When we think of retail losses, the first thing that might come to mind is theft. However, according to the National Retail Federation’s (NRF) Security Survey,  process/control failures make up a full quarter (25%) of all inventory shrink in retail. Without good data reporting in place, these inefficiencies can too often go unnoticed and lead to the last thing any brand wants: empty shelves. Your weekly or daily store reports should be a clear alarm that something is wrong when certain metrics unexpectedly fall off a cliff.

“Why are these numbers all red? Something’s wrong!” - any competent retail manager

Inaccurate record-keeping can lead to a cascade of similar problems like incorrect inventory counts, accidental over/under-orders, and erroneous payments. By implementing robust retail data reporting systems, retailers gain a bird’s-eye view of where these inefficiencies are occurring and provide actionable insights to address problems. Good data reporting can highlight discrepancies in real-time, allowing businesses to tighten their operational controls and seal the leaks that impact their bottom line. For example, a retailer noticing a pattern of discrepancies in shipment records can quickly pinpoint and address the root cause, whether it be a system error or a procedural oversight.

2. Inventory Intelligence

One of the most tangible benefits of data analytics comes in the form of inventory intelligence. Through detailed reports such as sell-through rates by item, retailers can identify which products are flying off the shelves and which are languishing. This level of insight allows them to adjust their inventory in near real-time, optimizing stock levels to maximize sales and minimize holding costs.

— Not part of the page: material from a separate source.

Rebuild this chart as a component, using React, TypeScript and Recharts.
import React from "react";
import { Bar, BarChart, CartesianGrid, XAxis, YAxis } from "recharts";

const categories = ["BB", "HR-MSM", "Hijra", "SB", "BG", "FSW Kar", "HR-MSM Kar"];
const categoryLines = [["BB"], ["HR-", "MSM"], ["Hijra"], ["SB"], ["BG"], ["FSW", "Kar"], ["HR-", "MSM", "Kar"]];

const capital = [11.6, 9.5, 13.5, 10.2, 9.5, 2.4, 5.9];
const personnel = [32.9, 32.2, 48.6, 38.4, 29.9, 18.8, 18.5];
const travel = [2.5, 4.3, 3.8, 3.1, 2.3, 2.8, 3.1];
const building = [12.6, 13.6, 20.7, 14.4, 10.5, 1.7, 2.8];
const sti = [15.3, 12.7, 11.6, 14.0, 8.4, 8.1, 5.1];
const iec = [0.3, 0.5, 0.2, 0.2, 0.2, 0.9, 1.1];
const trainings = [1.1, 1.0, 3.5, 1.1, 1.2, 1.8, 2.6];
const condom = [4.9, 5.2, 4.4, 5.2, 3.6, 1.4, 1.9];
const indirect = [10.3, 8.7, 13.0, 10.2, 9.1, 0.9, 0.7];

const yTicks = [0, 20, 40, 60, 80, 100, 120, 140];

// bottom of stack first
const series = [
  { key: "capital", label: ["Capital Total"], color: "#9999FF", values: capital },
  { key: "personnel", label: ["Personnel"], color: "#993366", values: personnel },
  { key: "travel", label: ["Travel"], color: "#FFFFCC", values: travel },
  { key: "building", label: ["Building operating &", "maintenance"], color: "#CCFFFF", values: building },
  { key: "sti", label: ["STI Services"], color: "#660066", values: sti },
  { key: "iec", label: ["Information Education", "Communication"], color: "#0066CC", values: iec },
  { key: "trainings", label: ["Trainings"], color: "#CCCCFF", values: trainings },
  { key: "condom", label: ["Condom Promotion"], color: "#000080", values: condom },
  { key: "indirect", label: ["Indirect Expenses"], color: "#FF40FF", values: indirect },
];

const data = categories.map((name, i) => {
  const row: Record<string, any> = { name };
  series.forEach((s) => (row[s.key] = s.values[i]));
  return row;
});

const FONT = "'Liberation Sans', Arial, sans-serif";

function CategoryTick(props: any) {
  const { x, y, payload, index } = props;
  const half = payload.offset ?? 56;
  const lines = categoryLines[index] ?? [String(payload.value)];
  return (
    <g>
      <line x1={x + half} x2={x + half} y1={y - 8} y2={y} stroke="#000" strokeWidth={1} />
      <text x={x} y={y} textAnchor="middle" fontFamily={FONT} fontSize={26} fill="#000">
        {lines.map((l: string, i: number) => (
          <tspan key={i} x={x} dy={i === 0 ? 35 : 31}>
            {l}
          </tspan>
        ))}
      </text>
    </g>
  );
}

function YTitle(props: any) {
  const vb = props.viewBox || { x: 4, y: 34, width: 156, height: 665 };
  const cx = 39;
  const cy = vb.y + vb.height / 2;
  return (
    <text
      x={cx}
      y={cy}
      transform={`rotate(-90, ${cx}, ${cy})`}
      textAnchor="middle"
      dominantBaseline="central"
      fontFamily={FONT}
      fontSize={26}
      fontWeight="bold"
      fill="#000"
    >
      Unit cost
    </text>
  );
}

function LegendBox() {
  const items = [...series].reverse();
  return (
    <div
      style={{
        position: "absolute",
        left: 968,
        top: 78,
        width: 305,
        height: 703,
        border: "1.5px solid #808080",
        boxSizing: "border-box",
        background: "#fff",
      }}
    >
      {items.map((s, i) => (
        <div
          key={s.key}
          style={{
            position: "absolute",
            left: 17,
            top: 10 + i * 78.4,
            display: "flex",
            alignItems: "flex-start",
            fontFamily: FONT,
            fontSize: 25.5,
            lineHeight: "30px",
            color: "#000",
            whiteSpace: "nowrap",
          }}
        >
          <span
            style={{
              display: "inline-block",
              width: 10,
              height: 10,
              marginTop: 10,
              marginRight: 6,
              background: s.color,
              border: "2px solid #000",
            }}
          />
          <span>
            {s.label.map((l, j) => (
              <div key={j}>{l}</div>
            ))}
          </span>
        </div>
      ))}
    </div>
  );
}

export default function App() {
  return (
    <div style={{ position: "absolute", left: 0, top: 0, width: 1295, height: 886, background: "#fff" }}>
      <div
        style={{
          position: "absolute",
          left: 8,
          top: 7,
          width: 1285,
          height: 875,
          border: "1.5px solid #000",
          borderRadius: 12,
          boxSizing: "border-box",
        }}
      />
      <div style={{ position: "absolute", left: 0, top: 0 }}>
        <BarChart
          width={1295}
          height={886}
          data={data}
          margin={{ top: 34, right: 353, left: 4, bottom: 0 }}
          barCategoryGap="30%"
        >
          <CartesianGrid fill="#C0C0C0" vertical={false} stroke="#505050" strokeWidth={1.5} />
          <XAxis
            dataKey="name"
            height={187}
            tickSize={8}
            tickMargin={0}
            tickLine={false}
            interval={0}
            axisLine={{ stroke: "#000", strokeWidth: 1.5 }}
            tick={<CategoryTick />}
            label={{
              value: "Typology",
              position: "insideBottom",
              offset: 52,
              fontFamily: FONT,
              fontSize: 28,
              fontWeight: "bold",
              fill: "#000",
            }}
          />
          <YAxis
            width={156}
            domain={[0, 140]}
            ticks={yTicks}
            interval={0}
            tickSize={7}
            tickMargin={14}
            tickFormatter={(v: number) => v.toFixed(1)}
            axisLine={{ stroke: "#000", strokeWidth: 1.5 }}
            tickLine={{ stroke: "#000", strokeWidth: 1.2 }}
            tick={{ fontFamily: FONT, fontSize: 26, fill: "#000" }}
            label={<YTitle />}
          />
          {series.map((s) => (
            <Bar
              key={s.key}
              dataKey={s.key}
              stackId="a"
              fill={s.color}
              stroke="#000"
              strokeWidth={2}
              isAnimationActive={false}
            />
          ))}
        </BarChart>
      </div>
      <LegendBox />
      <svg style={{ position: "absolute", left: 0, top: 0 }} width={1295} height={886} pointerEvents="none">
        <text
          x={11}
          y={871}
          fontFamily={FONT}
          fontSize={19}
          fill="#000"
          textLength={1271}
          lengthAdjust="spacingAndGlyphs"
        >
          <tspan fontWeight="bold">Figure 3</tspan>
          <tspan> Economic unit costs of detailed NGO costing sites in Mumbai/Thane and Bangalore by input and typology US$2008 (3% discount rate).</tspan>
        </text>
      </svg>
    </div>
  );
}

Accurate demand forecasting is often the holy grail for retail brands. This is especially important today as the pace of fashion has been supercharged by social media, and old ad hoc models just can’t keep up. Today’s top brands let their data do the decision-making, but this luxury is no longer just for the enterprise-level as retail analytics has become affordable for boutique brands as well.

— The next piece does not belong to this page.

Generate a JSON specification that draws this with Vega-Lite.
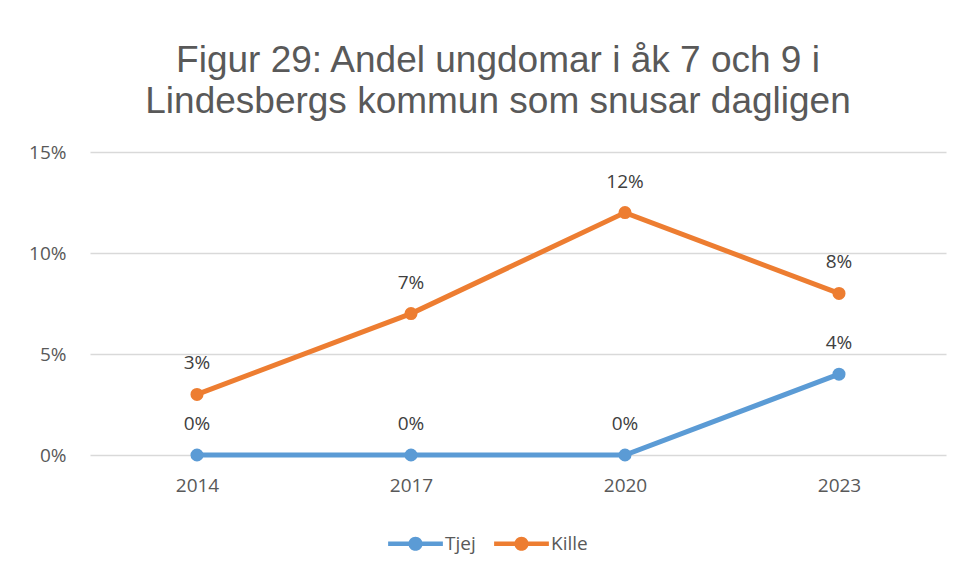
{
  "$schema": "https://vega.github.io/schema/vega-lite/v6.json",
  "autosize": "none",
  "width": 856,
  "height": 303,
  "padding": {"left": 90, "top": 152, "right": 17, "bottom": 116},
  "background": "white",
  "config": {"view": {"stroke": null}},
  "title": {
    "text": ["Figur 29: Andel ungdomar i åk 7 och 9 i", "Lindesbergs kommun som snusar dagligen"],
    "font": "Liberation Sans",
    "fontSize": 37,
    "fontWeight": "normal",
    "color": "#595959",
    "lineHeight": 41,
    "anchor": "middle",
    "dx": -20,
    "offset": 22
  },
  "data": {
    "values": [
      {"year": "2014", "kon": "Tjej", "andel": 0.0},
      {"year": "2017", "kon": "Tjej", "andel": 0.0},
      {"year": "2020", "kon": "Tjej", "andel": 0.0},
      {"year": "2023", "kon": "Tjej", "andel": 0.04},
      {"year": "2014", "kon": "Kille", "andel": 0.03},
      {"year": "2017", "kon": "Kille", "andel": 0.07},
      {"year": "2020", "kon": "Kille", "andel": 0.12},
      {"year": "2023", "kon": "Kille", "andel": 0.08}
    ]
  },
  "encoding": {
    "x": {
      "field": "year", "type": "ordinal",
      "scale": {"type": "point", "padding": 0.5},
      "axis": {"title": null, "labelAngle": 0, "domain": false, "ticks": false, "grid": false,
        "labelFont": "Open Sans", "labelFontSize": 19, "labelColor": "#595959", "labelPadding": 21}
    },
    "y": {
      "field": "andel", "type": "quantitative",
      "scale": {"domain": [0, 0.15], "nice": false},
      "axis": {"title": null, "values": [0, 0.05, 0.1, 0.15], "format": ".0%", "domain": false, "ticks": false,
        "grid": true, "gridColor": "#D9D9D9", "gridWidth": 1.5,
        "labelFont": "Open Sans", "labelFontSize": 19, "labelColor": "#595959", "labelPadding": 24}
    },
    "color": {
      "field": "kon", "type": "nominal",
      "scale": {"domain": ["Tjej", "Kille"], "range": ["#5B9BD5", "#ED7D31"]},
      "legend": {
        "title": null, "orient": "none", "direction": "horizontal",
        "legendX": 298, "legendY": 364,
        "labelFont": "Open Sans", "labelFontSize": 19, "labelColor": "#595959",
        "symbolType": "M-1,-0.08H1V0.08H-1Z M0.26,0A0.26,0.26,0,1,1,-0.26,0A0.26,0.26,0,1,1,0.26,0Z",
        "symbolSize": 3000,
        "symbolStrokeWidth": 0,
        "labelOffset": 2,
        "columnPadding": 18,
        "encode": {"symbols": {"update": {"fill": {"scale": "color", "field": "value"}, "fillOpacity": {"value": 1}}}}
      }
    }
  },
  "layer": [
    {"mark": {"type": "line", "strokeWidth": 5, "strokeCap": "round"}},
    {"mark": {"type": "point", "filled": true, "size": 170, "opacity": 1}},
    {
      "mark": {"type": "text", "dy": -31, "font": "Open Sans", "fontSize": 19},
      "encoding": {"text": {"field": "andel", "type": "quantitative", "format": ".0%"}, "color": {"value": "#404040"}}
    }
  ]
}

Consider the example of an SMB retailer who uses data to track seasonal trends and consumer preferences, allowing them to stock up on high-demand items ahead of peak seasons while scaling back on slower-moving products. Not only do they know precisely when to stock up, but by how much. The result? A leaner inventory that not only meets consumer demand but also enhances profitability through better cash flow management. For smaller brands with less resources, this is a huge advantage over their less data-driven competitors.

3. Customer Insights

Today’s consumers don’t just appreciate personalized marketing and sales experiences—they expect them. Retail data analytics cater to this need by providing detailed breakdowns of shopping habits, even down to individual customer behaviors both in-store and online. This granularity enables retailers to craft tailored marketing messages, recommend products based on past purchases, and even predict future buying behaviors.

For instance, a retailer might use purchase history data to identify customers who frequently buy organic or eco-friendly products and target them with promotions for new additions to their go-green range of items. This strategy not only boosts customer satisfaction but also increases the likelihood of repeat purchases. Again, retailers no longer have to just go with their gut, but rather rely on data to lead the way. Less guesswork when it comes to catering to customers means less missteps and more great first impressions that lead to repeat business.

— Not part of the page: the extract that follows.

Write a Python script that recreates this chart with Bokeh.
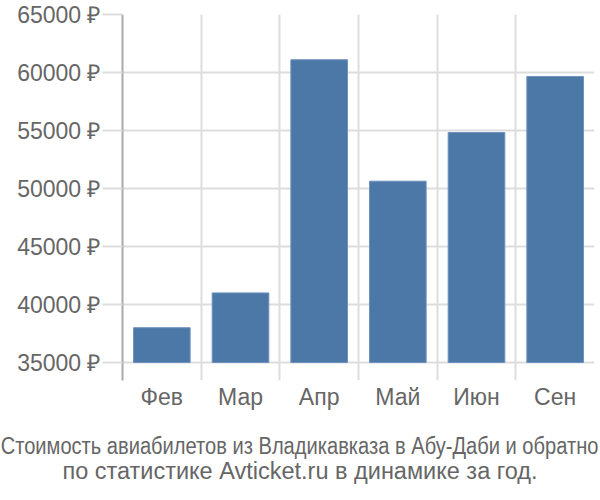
from bokeh.plotting import figure
from bokeh.models import Range1d, FixedTicker, Div
from bokeh.layouts import column
from bokeh.embed import file_html
from bokeh.resources import INLINE

months = ["Фев", "Мар", "Апр", "Май", "Июн", "Сен"]
prices = [38000, 41000, 61100, 50630, 54830, 59660]
y_ticks = [35000, 40000, 45000, 50000, 55000, 60000, 65000]
title_lines = ["Стоимость авиабилетов из Владикавказа в Абу-Даби и обратно",
               "по статистике Avticket.ru в динамике за год."]

FONT = "Liberation Sans"
TEXT = "#666666"
GRID = "#dddddd"

xs = [i + 0.5 for i in range(len(months))]

p = figure(frame_width=472, frame_height=366, output_backend="svg",
           toolbar_location=None, x_range=Range1d(0, len(months)),
           y_range=Range1d(33450, 65000))
p.min_border_left = 122
p.min_border_right = 6
p.min_border_top = 14
p.min_border_bottom = 40
p.outline_line_color = None
p.background_fill_color = "white"

p.vbar(x=xs, top=prices, bottom=35000, width=0.72,
       fill_color="#4c78a8", line_color="#6f92bd", line_width=1)

# y axis
ya = p.yaxis[0]
ya.ticker = FixedTicker(ticks=y_ticks)
ya.major_label_overrides = {t: f"{t} ₽" for t in y_ticks}
ya.major_tick_out = 20
ya.major_tick_in = 0
ya.major_tick_line_color = GRID
ya.major_tick_line_width = 2
ya.minor_tick_line_color = None
ya.axis_line_color = "#aaaaaa"
ya.axis_line_width = 2
ya.major_label_standoff = 2
ya.major_label_text_font = FONT
ya.major_label_text_font_size = "23px"
ya.major_label_text_color = TEXT

# x axis
xa = p.xaxis[0]
xa.ticker = FixedTicker(ticks=xs)
xa.major_label_overrides = {x: m for x, m in zip(xs, months)}
xa.axis_line_color = None
xa.major_tick_line_color = None
xa.minor_tick_line_color = None
xa.major_label_standoff = -3
xa.major_label_text_font = FONT
xa.major_label_text_font_size = "23px"
xa.major_label_text_color = TEXT

# grids
p.ygrid.ticker = FixedTicker(ticks=y_ticks)
p.ygrid.grid_line_color = GRID
p.ygrid.grid_line_width = 2
p.xgrid.ticker = FixedTicker(ticks=list(range(len(months) + 1)))
p.xgrid.grid_line_color = GRID
p.xgrid.grid_line_width = 2

# caption: first line squeezed horizontally to fit the 600px width
row_style = ("width:600px;height:25px;display:flex;justify-content:center;"
             "white-space:nowrap;overflow:visible;")
html = (
    f'<div style="width:600px;padding-top:14px;font-family:\'{FONT}\';'
    f'font-size:23.5px;line-height:25px;color:{TEXT};">'
    f'<div style="{row_style}"><span style="display:inline-block;flex:none;'
    f'transform:scaleX(0.855);transform-origin:center;">{title_lines[0]}</span></div>'
    f'<div style="{row_style}"><span style="display:inline-block;flex:none;">'
    f'{title_lines[1]}</span></div>'
    f'</div>'
)
caption = Div(text=html, width=600, height=80, margin=(0, 0, 0, 0))

layout = column(p, caption, spacing=0)

open("out.html", "w").write(file_html(layout, INLINE))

4. Ecommerce Merchandising Optimization

When it comes to ecommerce, the optimization of the virtual shopping experience shouldn’t be anything but data-driven. Data reporting provides critical insights into how customers interact with online product pages and the sales process, for example, analyzing the items that are added to their cart in relation to the actual conversion (purchase). By analyzing these types of patterns, merchandisers can optimize their website layouts, improve product recommendations, and streamline the checkout process.

For example, if data reveals that customers often abandon their carts on the payment page, retailers might simplify the payment process or offer more payment options to enhance the checkout experience. Or if a certain item is selling well in-store but not online, that provides an actionable insight: that product page probably needs a refresh or the online discovery of the product is too difficult. Data-driven insights can inform the creation of dynamic, responsive online displays that mimic the success of physical merchandising practices.

The Bottom Line: Turning Retail Data into Retail Dollars

The transformational power of data in retail cannot be overstated. With actionable insights derived from meticulous data reporting and analytics, retailers are not just reacting to the market—they are anticipating and shaping it to their advantage. From tightening operational efficiencies to personalizing customer experiences, the data-driven approach is about making informed decisions that propel the growth of stores and brands alike.

In the increasingly fast-paced world of retail, where decision windows are narrow and the stakes are high, data is not just useful—it’s essential. By investing in sophisticated data analytics tools like 42 and cultivating a culture that values data-driven insights, retailers can ensure they’re not just participating in the market—they’re leading it.